Guttland (Gutland) is a region covering the southern and central parts of the Grand Duchy of Luxembourg. Guttland (literally "Good Land") covers 68% of the territory of Luxembourg; to its north lies , which covers the remaining 32% of the Grand Duchy. To the east, the Luxembourgish Guttland adjoins the Bitburger Gutland of Germany.

Guttland is not an homogeneous region, and includes five main sub-regions: the Valley of the Seven Castles, Little Switzerland, the Luxembourg plateau, the Moselle Valley, and the Red Lands. Despite its variety, it does have general geographic characteristics, either physical or human, that separate it from Éislek.

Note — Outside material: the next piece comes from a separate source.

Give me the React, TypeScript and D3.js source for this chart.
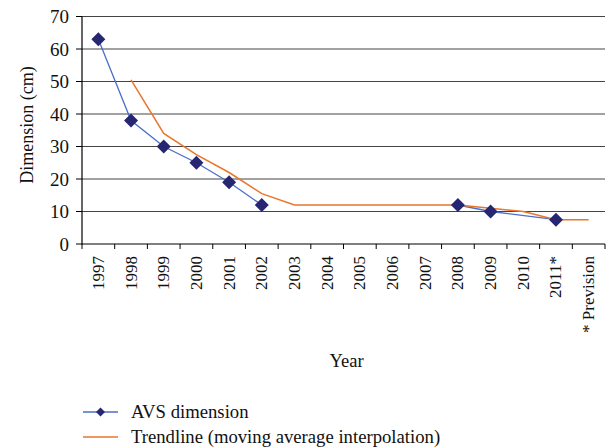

Unlike the sparsely populated Éislek, Guttland is relatively urbanised. Whereas Éislek has only one town with a population larger than 5,000 people, Guttland has four cities with a population largely above 20,000 (Luxembourg City, Esch-sur-Alzette, Differdange and Dudelange). However, Guttland's urban areas are mostly congregated in the cantons of Esch-sur-Alzette, Luxembourg, Capellen and Mersch, whereas some other parts of Guttland (cantons of Redange, Echternach, Grevenmacher and Remich) are almost as sparsely populated as Éislek region.

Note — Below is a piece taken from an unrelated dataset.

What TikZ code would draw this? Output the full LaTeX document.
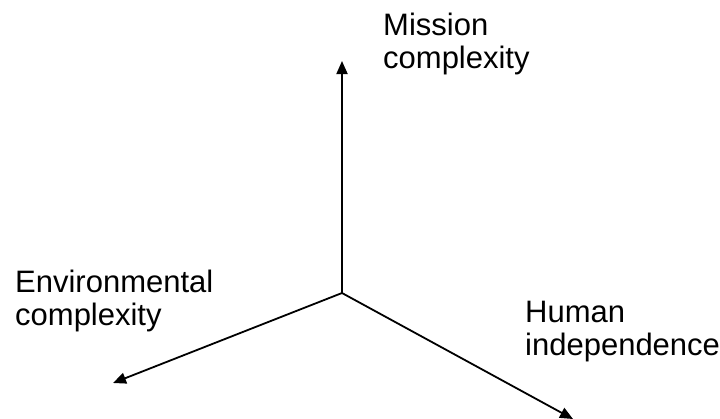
\documentclass[tikz,border=0pt]{standalone}
\usepackage{fontspec}
\setmainfont{Liberation Sans}
\usetikzlibrary{arrows.meta}
\begin{document}
\begin{tikzpicture}[x=1pt,y=-1pt,
  axis/.style={line width=1.8pt,-{Triangle[length=13pt,width=11pt]}},
  lbl/.style={inner sep=0pt,align=left,anchor=base west,font=\fontsize{31}{33}\selectfont}]
\useasboundingbox (0,0) rectangle (720,418);
\coordinate (o) at (342,293);
\coordinate (up) at (342,61);
\coordinate (lf) at (113,383);
\coordinate (rt) at (573,419);
\draw[axis] (o) -- (up);
\draw[axis] (o) -- (lf);
\draw[axis] (o) -- (rt);
\node[lbl] (mission) at (383,68) {Mission\\complexity};
\node[lbl] (env) at (15,325) {Environmental\\complexity};
\node[lbl] (human) at (525,355) {Human\\independence};
\end{tikzpicture}
\end{document}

Guttland has a lower altitude above sea level and a flatter landscape than Éislek. Geologically, Guttland is predominantly a large Jurassic-Triassic sandstone formation, part of the Lorrainian system; Éislek is predominantly Devonian schist and quartz. Both are wooded, but Éislek's forests are more numerous and thicker, a testament to the slower pace of human development in Éislek. Most of Guttland is fertile agricultural territory - hence the name.